I have a bunch of tables that all have a storenumber, extracteddate and extractedtime column.

I'm doing ETL on these tables and I want to put the last extracted date and time for each store in a single table, with an additional column for the input table name. So I've ended up repeating the same upsert a bunch of times and really the only thing that is different is the CTE that I am using for input:

with rows as (
  select distinct on(storenumber)
         storenumber, extracteddate, extractedtime
    from storefinancialdate
  )
  insert into star.stat_etl (storenumber, filename, last_extracted, last_loaded)
    select rows.storenumber,
           'storefinancialdate',
           (rows.extracteddate + rows.extractedtime::time),
           transaction_timestamp()
      from rows
    on conflict(storenumber, filename) do update
      set last_extracted = excluded.last_extracted,
          last_loaded    = excluded.last_loaded;

with rows as (
  select distinct on(storenumber)
         storenumber, extracteddate, extractedtime
    from storeproduct
)
insert into star.stat_etl (storenumber, filename, last_extracted, last_loaded)
  select rows.storenumber,
         'storeproduct',
         (rows.extracteddate + rows.extractedtime::time),
         transaction_timestamp()
    from rows
  on conflict(storenumber, filename) do update
    set last_extracted = excluded.last_extracted,
        last_loaded    = excluded.last_loaded;

-- repeat a bunch more times...

Is there some way that I can DRY this up? I can't pass a CTE into a function, can I?

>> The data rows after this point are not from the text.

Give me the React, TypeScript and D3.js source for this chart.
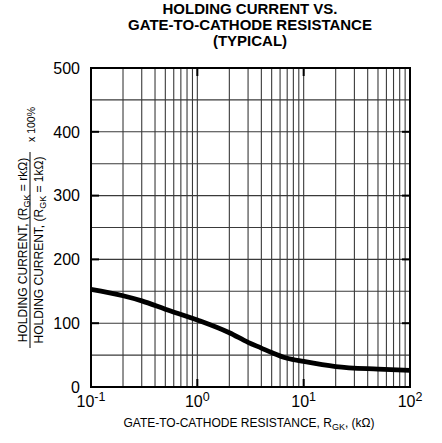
import React from "react";
import * as d3 from "d3";

const titleLines = ["HOLDING CURRENT VS.", "GATE-TO-CATHODE RESISTANCE", "(TYPICAL)"];
const rgk = [0.1, 0.2, 0.3, 0.5, 1, 2, 3, 4, 5, 7, 10, 20, 50, 100];
const holdPct = [153, 143, 135, 122, 105, 85, 70, 61, 54, 45, 40, 32, 28, 26];
const yTicks = [0, 100, 200, 300, 400, 500];
const yGrid = [50, 100, 150, 200, 250, 300, 350, 400, 450];
const xDecadeExps = [-1, 0, 1, 2];

const W = 442;
const H = 443;
const M = { left: 91, right: 410, top: 68, bottom: 387 };
const FONT = "'Liberation Sans', Arial, Helvetica, sans-serif";

export default function App() {
  const x = d3.scaleLog().domain([0.1, 100]).range([M.left, M.right]);
  const y = d3.scaleLinear().domain([0, 500]).range([M.bottom, M.top]);

  const minor: number[] = [];
  for (let e = -1; e < 2; e++) {
    for (let k = 2; k <= 9; k++) minor.push(k * Math.pow(10, e));
  }
  const vGrid = [...minor, 1, 10];

  const line = d3
    .line<number>()
    .x((_, i) => x(rgk[i]))
    .y((d) => y(d))
    .curve(d3.curveMonotoneX);

  const tickLen = 8;
  const fracY = 250;

  return (
    <svg width={W} height={H} style={{ position: "absolute", left: 0, top: 0 }} fontFamily={FONT}>
      <rect width={W} height={H} fill="#fff" />
      {titleLines.map((t, i) => (
        <text key={i} x={250} y={13.8 + i * 16.3} textAnchor="middle" fontSize={15} fontWeight="bold">
          {t}
        </text>
      ))}
      {/* grid */}
      {yGrid.map((v) => (
        <line key={"h" + v} x1={M.left} x2={M.right} y1={y(v)} y2={y(v)} stroke="#3a3a3a" strokeWidth={1.1} />
      ))}
      {vGrid.map((v) => (
        <line key={"v" + v} x1={x(v)} x2={x(v)} y1={M.top} y2={M.bottom} stroke="#3a3a3a" strokeWidth={1.1} />
      ))}
      {/* ticks */}
      {yTicks.slice(1, -1).map((v) => (
        <g key={"yt" + v}>
          <line x1={M.left} x2={M.left + tickLen} y1={y(v)} y2={y(v)} stroke="#000" strokeWidth={2} />
          <line x1={M.right} x2={M.right - tickLen} y1={y(v)} y2={y(v)} stroke="#000" strokeWidth={2} />
        </g>
      ))}
      {xDecadeExps.slice(1, -1).map((e) => (
        <g key={"xt" + e}>
          <line x1={x(Math.pow(10, e))} x2={x(Math.pow(10, e))} y1={M.bottom} y2={M.bottom - tickLen} stroke="#000" strokeWidth={2} />
          <line x1={x(Math.pow(10, e))} x2={x(Math.pow(10, e))} y1={M.top} y2={M.top + tickLen} stroke="#000" strokeWidth={2} />
        </g>
      ))}
      {/* frame */}
      <rect x={M.left} y={M.top} width={M.right - M.left} height={M.bottom - M.top} fill="none" stroke="#000" strokeWidth={2} />
      {/* curve */}
      <path d={line(holdPct) || ""} fill="none" stroke="#000" strokeWidth={4.8} strokeLinejoin="round" strokeLinecap="butt" />
      {/* y tick labels */}
      {yTicks.map((v) => (
        <text key={"yl" + v} x={80} y={y(v)} dy="0.36em" textAnchor="end" fontSize={16}>
          {v}
        </text>
      ))}
      {/* x tick labels */}
      {xDecadeExps.map((e) => (
        <text key={"xl" + e} x={x(Math.pow(10, e))} y={407} textAnchor="middle" fontSize={16}>
          10
          <tspan fontSize={12.5} dy={-6}>
            {e}
          </tspan>
        </text>
      ))}
      {/* x axis title */}
      <text x={249} y={427} textAnchor="middle" fontSize={12}>
        GATE-TO-CATHODE RESISTANCE, R
        <tspan fontSize={9} dy={2.5}>GK</tspan>
        <tspan dy={-2.5}>, (kΩ)</tspan>
      </text>
      {/* y axis title */}
      <g transform={`translate(0, ${fracY}) rotate(-90)`}>
        <text x={0} y={27} textAnchor="middle" fontSize={12}>
          HOLDING CURRENT, (R<tspan fontSize={9} dy={2.5}>GK</tspan>
          <tspan dy={-2.5}> = rkΩ)</tspan>
        </text>
        <line x1={-98} x2={98} y1={30} y2={30} stroke="#000" strokeWidth={1} />
        <text x={0} y={43} textAnchor="middle" fontSize={12}>
          HOLDING CURRENT, (R<tspan fontSize={9} dy={2.5}>GK</tspan>
          <tspan dy={-2.5}> = 1kΩ)</tspan>
        </text>
        <text x={108} y={35} textAnchor="start" fontSize={10.5}>
          x 100%
        </text>
      </g>
    </svg>
  );
}
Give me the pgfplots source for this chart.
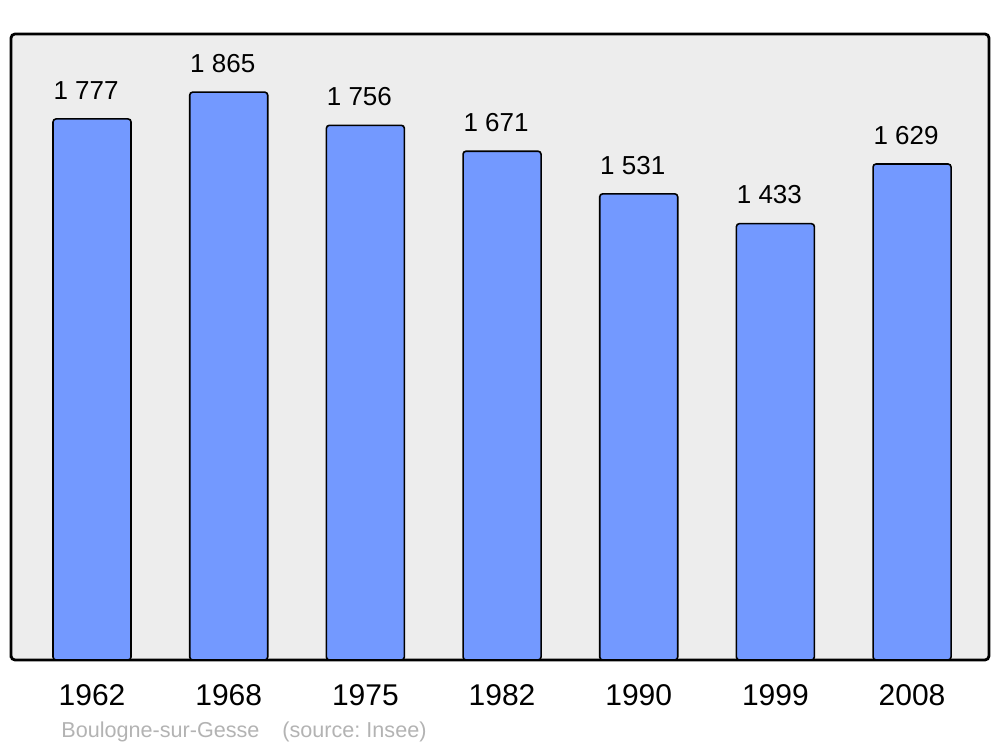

(I get that I could call a function on each record of each CTE, one at a time. That would make the code shorter but also much, much slower. So I don't want to do that.)

Best Answer

You could use UNION in the CTE. There is still some duplication of code but less than before:

with etl (storenumber, filename, last_extracted) as
(
    ( select distinct on (storenumber)
          storenumber, 
          'storefinancialdate',
          extracteddate + extractedtime::time 
      from storefinancialdate
      order by
          storenumber,
          extracteddate desc, extractedtime desc
    )
  union all
    ( select distinct on (storenumber)
          storenumber, 
          'storeproduct',
          extracteddate + extractedtime::time 
      from storeproduct
      order by
          storenumber,
          extracteddate desc, extractedtime desc
    )
  -- union all ...
)
insert into star.stat_etl 
    (storenumber, filename, last_extracted, last_loaded)
select 
    storenumber,
    filename,
    last_extracted,
    transaction_timestamp()
from etl
  on conflict (storenumber, filename) do update
    set last_extracted = excluded.last_extracted,
        last_loaded    = excluded.last_loaded ;